WHAT TO WORK ON
Retype, exactly as they stand, the lines from the start of the data to the line that contains "const trendX = [0, 10];", both ends included. Leave the pictures out.

• • • • • • •

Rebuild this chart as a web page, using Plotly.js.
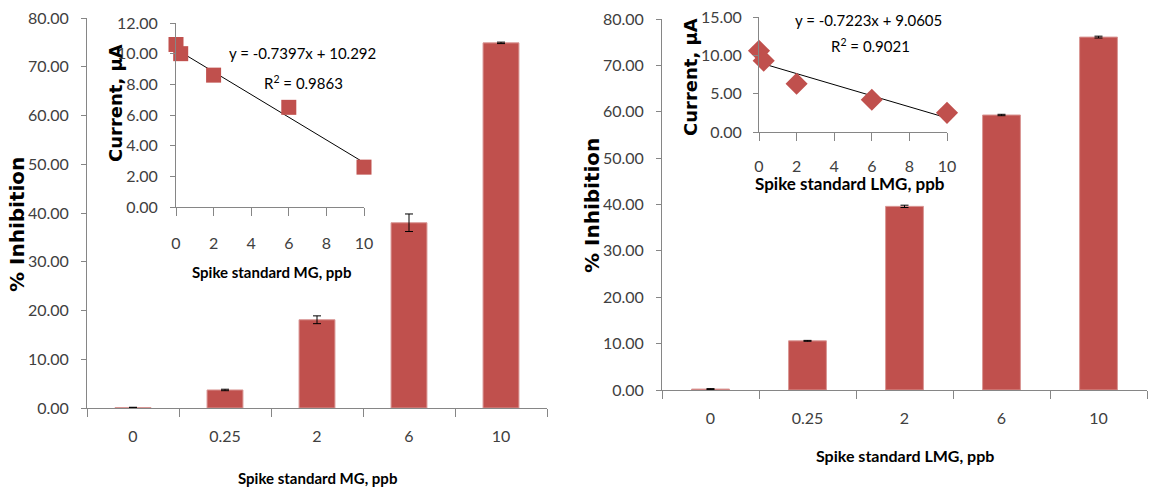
<!DOCTYPE html>
<html>
<head>
<meta charset="utf-8">
<script src="https://cdn.plot.ly/plotly-3.0.1.min.js"></script>
<style>html,body{margin:0;padding:0;background:#fff;}#chart{width:1153px;height:493px;}</style>
</head>
<body>
<div id="chart"></div>
<script>
// ---- data ----
const categories = ['0', '0.25', '2', '6', '10'];
const inhibitionMG = [0.1, 3.7, 18.1, 38.0, 74.9];
const inhibitionMGErr = [0.05, 0.15, 0.8, 1.8, 0.15];
const inhibitionLMG = [0.2, 10.6, 39.6, 59.3, 76.1];
const inhibitionLMGErr = [0.1, 0.1, 0.25, 0.15, 0.2];

const spikeX = [0, 0.25, 2, 6, 10];
const currentMG = [10.6, 10.0, 8.6, 6.5, 2.6];
const currentLMG = [10.6, 9.3, 6.3, 4.2, 2.5];

const fitMG = {slope: -0.7397, intercept: 10.292, r2: '0.9863'};
const fitLMG = {slope: -0.7223, intercept: 9.0605, r2: '0.9021'};
const trendX = [0, 10];

// ---- helpers ----
const W = 1153, H = 493;
const px = v => v / W;
const py = v => 1 - v / H;
const barColor = '#C0504D';
const axisColor = '#868686';
const tickColor = '#404040';
const narrow = 'Lato, Roboto, "Liberation Sans", sans-serif';
const boldWide = '"DejaVu Sans", Verdana, sans-serif';

function trendY(fit) { return trendX.map(x => fit.slope * x + fit.intercept); }
function eqText(fit) {
  return 'y = ' + fit.slope.toFixed(4) + 'x + ' + fit.intercept;
}

const traces = [
  {type: 'bar', x: categories, y: inhibitionMG, xaxis: 'x', yaxis: 'y',
   marker: {color: barColor, line: {color: '#d99694', width: 1}}, width: 0.39,
   error_y: {type: 'data', array: inhibitionMGErr, visible: true, color: '#000', thickness: 1, width: 4}},
  {type: 'bar', x: categories, y: inhibitionLMG, xaxis: 'x2', yaxis: 'y2',
   marker: {color: barColor, line: {color: '#d99694', width: 1}}, width: 0.39,
   error_y: {type: 'data', array: inhibitionLMGErr, visible: true, color: '#000', thickness: 1, width: 4}},
  {type: 'scatter', mode: 'lines', x: trendX, y: trendY(fitMG), xaxis: 'x3', yaxis: 'y3',
   line: {color: '#000', width: 1}, cliponaxis: false},
  {type: 'scatter', mode: 'markers', x: spikeX, y: currentMG, xaxis: 'x3', yaxis: 'y3',
   marker: {symbol: 'square', size: 15, color: barColor}, cliponaxis: false},
  {type: 'scatter', mode: 'lines', x: trendX, y: trendY(fitLMG), xaxis: 'x4', yaxis: 'y4',
   line: {color: '#000', width: 1}, cliponaxis: false},
  {type: 'scatter', mode: 'markers', x: spikeX, y: currentLMG, xaxis: 'x4', yaxis: 'y4',
   marker: {symbol: 'diamond', size: 17, color: barColor}, cliponaxis: false}
];

const tickFont = {family: narrow, size: 16, color: tickColor};

function catAxis(x0, x1, yAnchor) {
  return {domain: [px(x0), px(x1)], anchor: yAnchor, type: 'category', tickson: 'boundaries',
    ticks: 'outside', ticklen: 8, tickcolor: axisColor, showline: true, linecolor: axisColor,
    linewidth: 1, showgrid: false, zeroline: false, tickfont: tickFont, ticklabelstandoff: 14, fixedrange: true};
}
function valAxis(y0, y1, xAnchor, range, dtick, standoff) {
  return {domain: [py(y0), py(y1)], anchor: xAnchor, range: range, dtick: dtick, tickformat: '.2f',
    ticks: 'outside', ticklen: 5, tickcolor: axisColor, showline: true, linecolor: axisColor,
    linewidth: 1, showgrid: false, zeroline: false, tickfont: tickFont, ticklabelstandoff: standoff, fixedrange: true};
}
function linAxis(x0, x1, yAnchor, standoff) {
  return {domain: [px(x0), px(x1)], anchor: yAnchor, range: [0, 10], dtick: 2,
    ticks: 'outside', ticklen: 8, tickcolor: axisColor, showline: true, linecolor: axisColor,
    linewidth: 1, showgrid: false, zeroline: false, tickfont: tickFont, ticklabelstandoff: standoff, fixedrange: true};
}

function ann(text, x, y, font, angle) {
  return {text: text, xref: 'paper', yref: 'paper', x: px(x), y: py(y), xanchor: 'center', yanchor: 'middle',
    showarrow: false, font: font, textangle: angle || 0};
}
const yTitleFont = {family: boldWide, size: 20, color: '#000', weight: 'bold'};
const insetYTitleFont = {family: boldWide, size: 18, color: '#000', weight: 'bold'};
const xTitleFont = {family: narrow, size: 15, color: '#000', weight: 'bold'};
const xTitleFontR = {family: narrow, size: 16, color: '#000', weight: 'bold'};
const eqFont = {family: narrow, size: 15, color: '#000'};

const layout = {
  width: W, height: H, margin: {l: 0, r: 0, t: 0, b: 0},
  paper_bgcolor: '#fff', plot_bgcolor: 'rgba(0,0,0,0)', showlegend: false,
  xaxis: catAxis(87, 547, 'y'),
  yaxis: valAxis(408, 18, 'x', [0, 80], 10, 9),
  xaxis2: catAxis(662, 1147, 'y2'),
  yaxis2: valAxis(390, 19, 'x2', [0, 80], 10, 9),
  xaxis3: linAxis(176, 364, 'y3', 14),
  yaxis3: valAxis(207, 23, 'x3', [0, 12], 2, 9),
  xaxis4: linAxis(759, 947, 'y4', 12),
  yaxis4: valAxis(132, 17, 'x4', [0, 15], 5, 8),
  annotations: [
    ann('% Inhibition', 17, 225, yTitleFont, -90),
    ann('Spike standard MG, ppb', 317, 478, xTitleFont),
    ann('Current, µA', 115, 103, insetYTitleFont, -90),
    ann('Spike standard MG, ppb', 271, 272, xTitleFont),
    ann(eqText(fitMG), 302, 53, eqFont),
    ann('R<sup>2</sup> = ' + fitMG.r2, 303, 82, eqFont),
    ann('% Inhibition', 592, 206, yTitleFont, -90),
    ann('Spike standard LMG, ppb', 905, 455, xTitleFontR),
    ann('Current, µA', 690, 77, insetYTitleFont, -90),
    ann('Spike standard LMG, ppb', 850, 183, {family: narrow, size: 17, color: '#000', weight: 'bold'}),
    ann(eqText(fitLMG), 868, 20, eqFont),
    ann('R<sup>2</sup> = ' + fitLMG.r2, 870, 46, eqFont)
  ]
};

Plotly.newPlot('chart', traces, layout, {staticPlot: true, displayModeBar: false});
</script>
</body>
</html>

• • • • • • •

SOLVED PROBLEM
Rebuild this chart as a web page, using Plotly.js.
<!DOCTYPE html>
<html>
<head>
<meta charset="utf-8">
<script src="https://cdn.plot.ly/plotly-3.0.1.min.js"></script>
<style>html,body{margin:0;padding:0;background:#fff;}#chart{width:1153px;height:493px;}</style>
</head>
<body>
<div id="chart"></div>
<script>
// ---- data ----
const categories = ['0', '0.25', '2', '6', '10'];
const inhibitionMG = [0.1, 3.7, 18.1, 38.0, 74.9];
const inhibitionMGErr = [0.05, 0.15, 0.8, 1.8, 0.15];
const inhibitionLMG = [0.2, 10.6, 39.6, 59.3, 76.1];
const inhibitionLMGErr = [0.1, 0.1, 0.25, 0.15, 0.2];

const spikeX = [0, 0.25, 2, 6, 10];
const currentMG = [10.6, 10.0, 8.6, 6.5, 2.6];
const currentLMG = [10.6, 9.3, 6.3, 4.2, 2.5];

const fitMG = {slope: -0.7397, intercept: 10.292, r2: '0.9863'};
const fitLMG = {slope: -0.7223, intercept: 9.0605, r2: '0.9021'};
const trendX = [0, 10];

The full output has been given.